The DSM V is coming out and it looks like a disaster. Even Mother Jones (far left rag) and subject matter experts in the field think it is way overreaching.
I am a big fan of treatment, including outpatient commitment, for people with serious mental illnesses. Thinks like schizophrenia, bipolar disorder, and so on are actual diseases which respond to medication and a highly structured environment. While most of these people are sick and not dangerous, if they don't take their medication they can become very dangerous to themselves or others either through violence or negligence.
However, a lot of the little stuff is BS. "Oppositional-defiant" disorder counts as a learning disability. That basically means "Johnny has authority issues and yells at the teacher and throws tantrums." "ADD" is hugely diagnosed, and basically seems to describe the normal behavior of many young boys.
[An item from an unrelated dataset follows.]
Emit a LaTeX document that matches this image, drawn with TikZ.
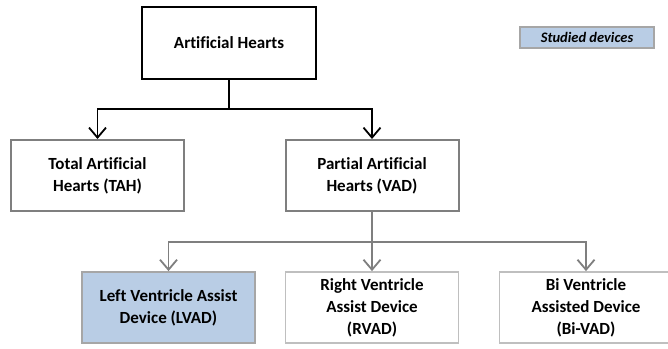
\documentclass[tikz,border=0pt]{standalone}
\usepackage{fontspec}
\setmainfont{Carlito}[Ligatures={NoCommon}]
\usetikzlibrary{arrows.meta}
\definecolor{boxgray}{HTML}{7F7F7F}
\definecolor{lightgray}{HTML}{BFBFBF}
\definecolor{midgray}{HTML}{A6A6A6}
\definecolor{studied}{HTML}{B9CDE5}
\tikzset{
  box/.style={draw, rectangle, align=center, font=\fontsize{17}{22}\selectfont\bfseries, inner sep=0pt},
  topbox/.style={box, draw=black, line width=1.8pt, minimum width=174pt, minimum height=72pt},
  midbox/.style={box, draw=boxgray, line width=2pt, minimum width=173pt, minimum height=71pt},
  lowbox/.style={box, draw=lightgray, line width=1.8pt, minimum width=173pt, minimum height=71pt},
  selbox/.style={lowbox, draw=midgray, fill=studied},
  legendbox/.style={draw=midgray, fill=studied, line width=1.4pt, minimum width=134pt, minimum height=21pt, inner sep=0pt, font=\fontsize{14.5}{16}\selectfont\bfseries\itshape},
  conn/.style={line width=1.8pt},
  arr/.style={conn, -{Straight Barb[length=10pt,width=17pt,line width=1.8pt]}},
  gconn/.style={line width=1.8pt, draw=boxgray},
  garr/.style={gconn, -{Straight Barb[length=10pt,width=17pt,line width=1.8pt]}}
}
\begin{document}
\begin{tikzpicture}[x=1pt,y=-1pt]
\useasboundingbox[fill=white] (0,0) rectangle (668,348);
\node[topbox] (AH) at (229,43) {Artificial Hearts};
\node[midbox] (TAH) at (97.5,175.5) {Total Artificial\\Hearts (TAH)};
\node[midbox] (PAH) at (372,175.5) {Partial Artificial\\Hearts (VAD)};
\node[selbox] (LVAD) at (168.5,307.5) {Left Ventricle Assist\\Device (LVAD)};
\node[lowbox] (RVAD) at (372,307.5) {Right Ventricle\\Assist Device\\(RVAD)};
\node[lowbox] (BIVAD) at (586,307.5) {Bi Ventricle\\Assisted Device\\(Bi-VAD)};
\node[legendbox] (LEG) at (587,37.5) {Studied devices};
\coordinate (j1) at (229,109);
\coordinate (j2) at (372,242);
\draw[conn] (AH.south) -- (j1);
\draw[arr] (j1) -| (TAH.north);
\draw[arr] (j1) -| (PAH.north);
\draw[gconn] (PAH.south) -- (j2);
\draw[garr] (j2) -| (LVAD.north);
\draw[garr] (j2) -- (RVAD.north);
\draw[garr] (j2) -| (BIVAD.north);
\end{tikzpicture}
\end{document}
And "depression" is often part of "grief;" dealing with loss is part of being human.
I personally know seven people who died in combat zones. The first batch of deaths were a big shock and I was unsettled for awhile. After initial contact with the mental health world, I made the choice to deal with it on my own and with some off the record counseling, and I think that was a wise one. I am now a stronger, more resilient person and I'm not hooked on crazy drugs with many unknown side effects. It turns out that knowing young people who die violently is a traumatic experience that requires time and reflection to process. Grief is part of being human, and there's no easy way to deal with it immediately. You can't pop a pill to grow through difficult life experiences overnight.
Personally, if someone is (A) not suicidal and (B) not suffering from a chronic serious life-debilitating credible mental illness (like schizophrenia, bipolar, etc) then I would not suggest seeking "on the record" mental health care. I personally am not willing to go anywhere or talk to anyone where a permanent record, either paper or electronic, is made. There are other good options like talking to a faith adviser, seeking off-the-record counseling, working on the "whole person" issues (physical fitness, good social network, etc) to try before going down the shrink route, in my opinion. The information is being warehoused for who knows what future purpose (it may start with gun rights, but I suspect other civil liberties will be chopped for "mentally ill" people in the future), the new DSM-V is so expansive that everyone can be defined as crazy for normal life experiences like stress or grief, and the medication continues to have significant side effects.